Keith Reynolds’ “Christmas Island”: A Foggy Maine Seascape of Reflection and Mood

In this quietly powerful composition titled Christmas Island, artist Keith Reynolds captures a lone lobster boat as it approaches a small, isolated island shrouded in fog off the coast of Maine. The scene is calm and contemplative: flat, glassy water creates precise reflections of the vessel and the solitary house on the island, while the soft gradation of sky to sea produces an almost meditative stillness. Reynolds painted this view after visiting Christmas Cove just north of Boothbay, drawing on that firsthand impression to create a concentrated, pared-down moment on the water.
Reynolds has long been admired for two signature qualities in his work: the subtle transitions of tone from horizon to sky and the mirror-like reflections that anchor many of his seascapes. “One of the things people like about my work is the soft gradation from sky to sea, and the other thing they like are the mirror-like reflections,” he says. In Christmas Island, these elements are foregrounded. The composition removes distracting detail and focuses attention on the interplay of light, form and reflection, turning a simple coastal vignette into a study of atmosphere and silence.
Active as a painter since 1961, Reynolds has painted hundreds of Maine fishing boats over the years and speaks of them with a familiarity born of long observation. He notes that the working craft of New England—its angles, the sweep of the hull and the functional geometry of deck structures—lend themselves naturally to artistic interpretation. In this painting, the boat’s clean lines and the island’s compact silhouette are allowed to assert themselves against the soft, almost monochromatic background, giving the viewer a focused visual story without extraneous elements.
That deliberate simplicity is central to Reynolds’ approach. He often “drops out” much of the background in his images, isolating the subject so that it occupies the viewer’s full attention. Reynolds compares the experience to standing on a beach and seeing a bright red spinnaker against blue sky: once the eye locks on that note of color or form, everything else recedes. He brings that economy of perception to his canvases, reducing scenes to their emotional core and allowing mood and atmosphere to do most of the expressive work.

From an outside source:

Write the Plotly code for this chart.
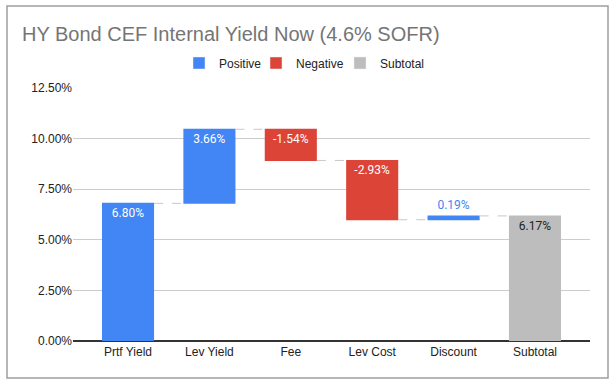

Reynolds’ relationship to the sea is both personal and lifelong. Born in Seattle, Washington, he spent his youth on Puget Sound aboard fishing boats, tugs and ferries, experiences that clearly informed his later work. He studied fine art at the University of Oregon, served in the military in the Sea of Japan, and later earned a Bachelor of Professional Arts degree from the ArtCenter College of Design in Pasadena, California. Now based in Bristol, Rhode Island, he paints scenes drawn from New England, the Chesapeake and Florida—yet he prefers to describe himself not strictly as a maritime artist but as “a painter of moods.”
“What better place for moods than the sea?” Reynolds asks. The ocean’s constant shifts in light, weather and color provide an ideal subject for someone whose work seeks to capture fleeting impressions. Whether he paints a fog-blanketed island, a sunlit harbor or a lone boat cutting a calm surface, Reynolds emphasizes atmosphere over clutter, inviting the viewer to inhabit the quiet interval he has rendered.
Christmas Island exemplifies that sensibility. By minimizing narrative details and foregrounding tonal subtleties—the haze of fog, the crisp reflection, the spare architecture—the painting becomes less about specific geography and more about a suspended moment: a hush between tides, a solitary approach to shore, a brief convergence of craft and landscape. The result is a piece that resonates with both maritime familiarity and a universal sense of stillness.